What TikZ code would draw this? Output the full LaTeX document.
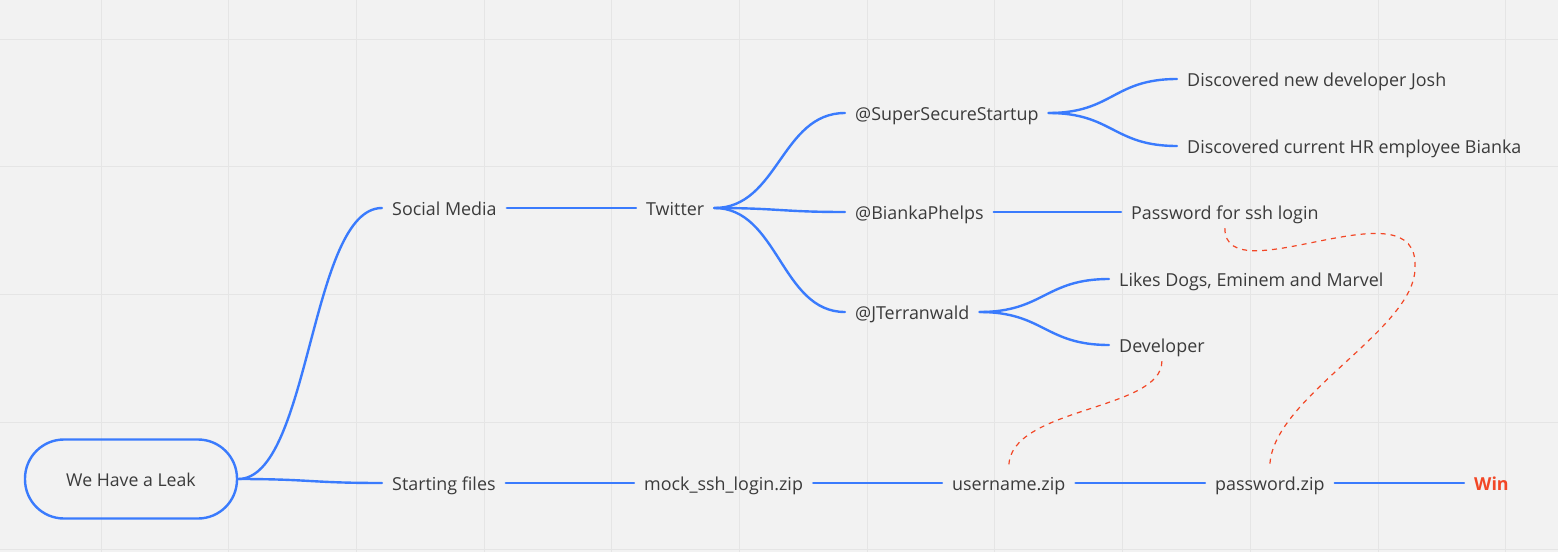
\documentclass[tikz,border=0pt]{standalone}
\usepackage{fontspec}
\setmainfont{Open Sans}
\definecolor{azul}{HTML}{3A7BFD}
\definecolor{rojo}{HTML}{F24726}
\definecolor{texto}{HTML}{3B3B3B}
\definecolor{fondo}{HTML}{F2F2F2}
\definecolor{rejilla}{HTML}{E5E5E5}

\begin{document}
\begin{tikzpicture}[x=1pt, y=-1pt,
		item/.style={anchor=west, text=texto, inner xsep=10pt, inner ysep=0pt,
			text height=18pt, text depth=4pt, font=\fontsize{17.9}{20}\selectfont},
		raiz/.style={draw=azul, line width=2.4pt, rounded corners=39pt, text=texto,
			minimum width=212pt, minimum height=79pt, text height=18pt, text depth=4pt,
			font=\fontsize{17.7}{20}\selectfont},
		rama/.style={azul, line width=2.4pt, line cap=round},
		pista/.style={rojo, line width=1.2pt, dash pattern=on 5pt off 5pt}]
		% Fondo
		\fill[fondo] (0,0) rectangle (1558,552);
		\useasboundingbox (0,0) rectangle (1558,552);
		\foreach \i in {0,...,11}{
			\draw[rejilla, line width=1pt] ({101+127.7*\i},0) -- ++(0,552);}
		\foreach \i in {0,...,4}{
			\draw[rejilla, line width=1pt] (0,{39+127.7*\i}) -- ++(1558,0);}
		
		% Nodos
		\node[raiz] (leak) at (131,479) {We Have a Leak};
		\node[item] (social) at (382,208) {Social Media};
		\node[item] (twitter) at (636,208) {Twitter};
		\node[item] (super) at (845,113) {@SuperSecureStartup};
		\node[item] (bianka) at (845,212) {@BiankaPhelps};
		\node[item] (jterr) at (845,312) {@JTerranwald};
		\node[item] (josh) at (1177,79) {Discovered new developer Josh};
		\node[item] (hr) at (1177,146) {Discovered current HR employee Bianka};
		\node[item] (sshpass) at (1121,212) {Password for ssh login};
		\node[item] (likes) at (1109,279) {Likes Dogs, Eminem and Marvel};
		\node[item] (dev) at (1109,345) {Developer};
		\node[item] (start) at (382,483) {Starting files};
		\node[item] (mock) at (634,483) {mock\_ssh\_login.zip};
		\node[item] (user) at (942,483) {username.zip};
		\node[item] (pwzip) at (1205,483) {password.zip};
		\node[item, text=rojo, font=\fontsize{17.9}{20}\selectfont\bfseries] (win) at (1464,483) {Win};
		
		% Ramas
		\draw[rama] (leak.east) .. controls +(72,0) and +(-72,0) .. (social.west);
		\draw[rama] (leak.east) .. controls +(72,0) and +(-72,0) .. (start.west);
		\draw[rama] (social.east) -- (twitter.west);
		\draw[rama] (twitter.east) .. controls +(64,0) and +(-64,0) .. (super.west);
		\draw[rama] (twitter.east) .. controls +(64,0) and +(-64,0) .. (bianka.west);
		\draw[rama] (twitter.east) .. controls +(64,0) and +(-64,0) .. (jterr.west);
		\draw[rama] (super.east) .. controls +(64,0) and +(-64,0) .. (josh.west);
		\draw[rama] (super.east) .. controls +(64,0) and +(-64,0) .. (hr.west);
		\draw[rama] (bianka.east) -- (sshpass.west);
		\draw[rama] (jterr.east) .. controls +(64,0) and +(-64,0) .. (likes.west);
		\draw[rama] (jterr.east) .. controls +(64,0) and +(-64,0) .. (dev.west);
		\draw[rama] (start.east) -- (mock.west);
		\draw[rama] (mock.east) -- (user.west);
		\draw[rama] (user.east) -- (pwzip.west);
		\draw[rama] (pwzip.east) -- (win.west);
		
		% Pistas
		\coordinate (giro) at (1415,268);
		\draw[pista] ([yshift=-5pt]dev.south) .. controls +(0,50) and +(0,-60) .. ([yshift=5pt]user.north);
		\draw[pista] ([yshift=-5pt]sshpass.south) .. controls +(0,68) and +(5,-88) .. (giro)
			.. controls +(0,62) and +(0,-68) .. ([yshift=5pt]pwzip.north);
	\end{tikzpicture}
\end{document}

Exercise description: Reproduce the material word for word, minus the images.

Full output:
What TikZ code would draw this? Output the full LaTeX document.
\documentclass[tikz,border=0pt]{standalone}
\usepackage{fontspec}
\setmainfont{Open Sans}
\definecolor{azul}{HTML}{3A7BFD}
\definecolor{rojo}{HTML}{F24726}
\definecolor{texto}{HTML}{3B3B3B}
\definecolor{fondo}{HTML}{F2F2F2}
\definecolor{rejilla}{HTML}{E5E5E5}

\begin{document}
\begin{tikzpicture}[x=1pt, y=-1pt,
		item/.style={anchor=west, text=texto, inner xsep=10pt, inner ysep=0pt,
			text height=18pt, text depth=4pt, font=\fontsize{17.9}{20}\selectfont},
		raiz/.style={draw=azul, line width=2.4pt, rounded corners=39pt, text=texto,
			minimum width=212pt, minimum height=79pt, text height=18pt, text depth=4pt,
			font=\fontsize{17.7}{20}\selectfont},
		rama/.style={azul, line width=2.4pt, line cap=round},
		pista/.style={rojo, line width=1.2pt, dash pattern=on 5pt off 5pt}]
		% Fondo
		\fill[fondo] (0,0) rectangle (1558,552);
		\useasboundingbox (0,0) rectangle (1558,552);
		\foreach \i in {0,...,11}{
			\draw[rejilla, line width=1pt] ({101+127.7*\i},0) -- ++(0,552);}
		\foreach \i in {0,...,4}{
			\draw[rejilla, line width=1pt] (0,{39+127.7*\i}) -- ++(1558,0);}
		
		% Nodos
		\node[raiz] (leak) at (131,479) {We Have a Leak};
		\node[item] (social) at (382,208) {Social Media};
		\node[item] (twitter) at (636,208) {Twitter};
		\node[item] (super) at (845,113) {@SuperSecureStartup};
		\node[item] (bianka) at (845,212) {@BiankaPhelps};
		\node[item] (jterr) at (845,312) {@JTerranwald};
		\node[item] (josh) at (1177,79) {Discovered new developer Josh};
		\node[item] (hr) at (1177,146) {Discovered current HR employee Bianka};
		\node[item] (sshpass) at (1121,212) {Password for ssh login};
		\node[item] (likes) at (1109,279) {Likes Dogs, Eminem and Marvel};
		\node[item] (dev) at (1109,345) {Developer};
		\node[item] (start) at (382,483) {Starting files};
		\node[item] (mock) at (634,483) {mock\_ssh\_login.zip};
		\node[item] (user) at (942,483) {username.zip};
		\node[item] (pwzip) at (1205,483) {password.zip};
		\node[item, text=rojo, font=\fontsize{17.9}{20}\selectfont\bfseries] (win) at (1464,483) {Win};
		
		% Ramas
		\draw[rama] (leak.east) .. controls +(72,0) and +(-72,0) .. (social.west);
		\draw[rama] (leak.east) .. controls +(72,0) and +(-72,0) .. (start.west);
		\draw[rama] (social.east) -- (twitter.west);
		\draw[rama] (twitter.east) .. controls +(64,0) and +(-64,0) .. (super.west);
		\draw[rama] (twitter.east) .. controls +(64,0) and +(-64,0) .. (bianka.west);
		\draw[rama] (twitter.east) .. controls +(64,0) and +(-64,0) .. (jterr.west);
		\draw[rama] (super.east) .. controls +(64,0) and +(-64,0) .. (josh.west);
		\draw[rama] (super.east) .. controls +(64,0) and +(-64,0) .. (hr.west);
		\draw[rama] (bianka.east) -- (sshpass.west);
		\draw[rama] (jterr.east) .. controls +(64,0) and +(-64,0) .. (likes.west);
		\draw[rama] (jterr.east) .. controls +(64,0) and +(-64,0) .. (dev.west);
		\draw[rama] (start.east) -- (mock.west);
		\draw[rama] (mock.east) -- (user.west);
		\draw[rama] (user.east) -- (pwzip.west);
		\draw[rama] (pwzip.east) -- (win.west);
		
		% Pistas
		\coordinate (giro) at (1415,268);
		\draw[pista] ([yshift=-5pt]dev.south) .. controls +(0,50) and +(0,-60) .. ([yshift=5pt]user.north);
		\draw[pista] ([yshift=-5pt]sshpass.south) .. controls +(0,68) and +(5,-88) .. (giro)
			.. controls +(0,62) and +(0,-68) .. ([yshift=5pt]pwzip.north);
	\end{tikzpicture}
\end{document}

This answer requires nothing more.